The main difficulty in a hierarchical organization is to define the number of levels (verticalization) versus the optimal number of transitions per level (horizontalization). If the model is enhanced with a hierarchical set of symbolic production rules, it will be possible to analyze challenging questions that derive from the previous statement, namely:

How many levels are required in a hierarchy to learn a given task?
Which is better, to increase the number of transitions per level, or to increase the number of levels?

The study of hierarchical symbolic production rules requires study in the areas of learning automata, formal languages and discrete simulation.

VII. 4. Concluding Remarks

The HCLSA model discussed is very flexible because it gives the automaton the ability to learn transitions at various levels independently. Furthermore, it may be possible to achieve learning of different goals by establishing new CLSA's which will use previous lower-level CLSA's in a rather different arrangement. Two questions were asked in the introduction of this dissertation: we believe that both can be answered affirmatively and optimistically. Machine learning is possible and the structure to support it must be hierarchical in nature, if it is ever going to allow for reasonable complexity.

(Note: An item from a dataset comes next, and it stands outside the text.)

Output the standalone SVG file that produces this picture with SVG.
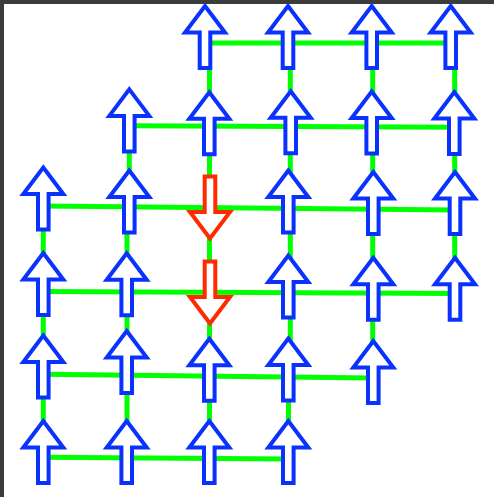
<svg xmlns="http://www.w3.org/2000/svg" xmlns:xlink="http://www.w3.org/1999/xlink" width="494" height="497" viewBox="0 0 494 497">
<style>
.frame{fill:#3c3c3c}
.c line{stroke:#00ff00;stroke-width:5;stroke-linecap:butt}
.up{fill:#ffffff;stroke:#0a32ff;stroke-width:4;stroke-linejoin:miter;stroke-miterlimit:10}
.dn{fill:#ffffff;stroke:#ff2a00;stroke-width:4;stroke-linejoin:miter;stroke-miterlimit:10}
</style>
<defs>
<path id="arr" d="M0,0 L20,26.5 L5.3,26.5 L5.3,62 L-5.3,62 L-5.3,26.5 L-20,26.5 Z"/>
</defs>
<rect width="494" height="497" fill="#ffffff"/>
<rect class="frame" x="0" y="0" width="494" height="4"/>
<rect class="frame" x="0" y="0" width="4" height="497"/>
<g id="connectors" class="c">
<line x1="205" y1="43" x2="450.7" y2="43"/>
<line x1="129.3" y1="125.7" x2="454.3" y2="127.3"/>
<line x1="43.3" y1="206" x2="455" y2="210"/>
<line x1="43.3" y1="291.5" x2="455" y2="293.5"/>
<line x1="43.3" y1="374.3" x2="373.3" y2="378"/>
<line x1="43.3" y1="457.3" x2="288.3" y2="459"/>
<line x1="43.3" y1="206" x2="43.3" y2="458"/>
<line x1="129.3" y1="126" x2="129.3" y2="208"/>
<line x1="127" y1="208" x2="127" y2="458"/>
<line x1="209.5" y1="43" x2="209.5" y2="458"/>
<line x1="290.3" y1="43" x2="290.3" y2="376"/>
<line x1="288.5" y1="376" x2="288.5" y2="458"/>
<line x1="372.7" y1="43" x2="372.7" y2="377"/>
<line x1="454.7" y1="43" x2="454.7" y2="293"/>
</g>
<g id="r1c3"><use xlink:href="#arr" class="up" transform="translate(205,6)"/></g>
<g id="r1c4"><use xlink:href="#arr" class="up" transform="translate(288,6)"/></g>
<g id="r1c5"><use xlink:href="#arr" class="up" transform="translate(371.7,6)"/></g>
<g id="r1c6"><use xlink:href="#arr" class="up" transform="translate(450.7,6)"/></g>
<g id="r2c2"><use xlink:href="#arr" class="up" transform="translate(129.3,89.4)"/></g>
<g id="r2c3"><use xlink:href="#arr" class="up" transform="translate(209.3,92.3)"/></g>
<g id="r2c4"><use xlink:href="#arr" class="up" transform="translate(290.7,91.3)"/></g>
<g id="r2c5"><use xlink:href="#arr" class="up" transform="translate(371.7,91.5)"/></g>
<g id="r2c6"><use xlink:href="#arr" class="up" transform="translate(454.3,92)"/></g>
<g id="r3c1"><use xlink:href="#arr" class="up" transform="translate(43.3,167.5)"/></g>
<g id="r3c2"><use xlink:href="#arr" class="up" transform="translate(129.3,170.5)"/></g>
<g id="r3c3"><use xlink:href="#arr" class="dn" transform="translate(210,238.5) rotate(180)"/></g>
<g id="r3c4"><use xlink:href="#arr" class="up" transform="translate(288.3,170.5)"/></g>
<g id="r3c5"><use xlink:href="#arr" class="up" transform="translate(373.3,172)"/></g>
<g id="r3c6"><use xlink:href="#arr" class="up" transform="translate(455,172)"/></g>
<g id="r4c1"><use xlink:href="#arr" class="up" transform="translate(43.3,253)"/></g>
<g id="r4c2"><use xlink:href="#arr" class="up" transform="translate(126.7,253.3)"/></g>
<g id="r4c3"><use xlink:href="#arr" class="dn" transform="translate(210,323.5) rotate(180)"/></g>
<g id="r4c4"><use xlink:href="#arr" class="up" transform="translate(288.3,255.5)"/></g>
<g id="r4c5"><use xlink:href="#arr" class="up" transform="translate(373.3,257.7)"/></g>
<g id="r4c6"><use xlink:href="#arr" class="up" transform="translate(455,257.7)"/></g>
<g id="r5c1"><use xlink:href="#arr" class="up" transform="translate(43.3,335.5)"/></g>
<g id="r5c2"><use xlink:href="#arr" class="up" transform="translate(126.7,331)"/></g>
<g id="r5c3"><use xlink:href="#arr" class="up" transform="translate(209.3,338.7)"/></g>
<g id="r5c4"><use xlink:href="#arr" class="up" transform="translate(288.3,338.5)"/></g>
<g id="r5c5"><use xlink:href="#arr" class="up" transform="translate(373.3,341)"/></g>
<g id="r6c1"><use xlink:href="#arr" class="up" transform="translate(43.3,421)"/></g>
<g id="r6c2"><use xlink:href="#arr" class="up" transform="translate(126.7,421)"/></g>
<g id="r6c3"><use xlink:href="#arr" class="up" transform="translate(209.3,421)"/></g>
<g id="r6c4"><use xlink:href="#arr" class="up" transform="translate(288.3,421)"/></g>
</svg>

When this piece of research was begun, the HCLSA model did not exist, except in the mind of this author. Thanks to the help of members of this dissertation committee, the model came into being. The work here presented has provided a background on the model, so that it may be a subject of further study. Although some topics must be re-evaluated and new topics must be investigated, the general philosophy should remain as it has been presented. This is, then, not an end to a research, but a continuing step to a better understanding of the simulation of learning.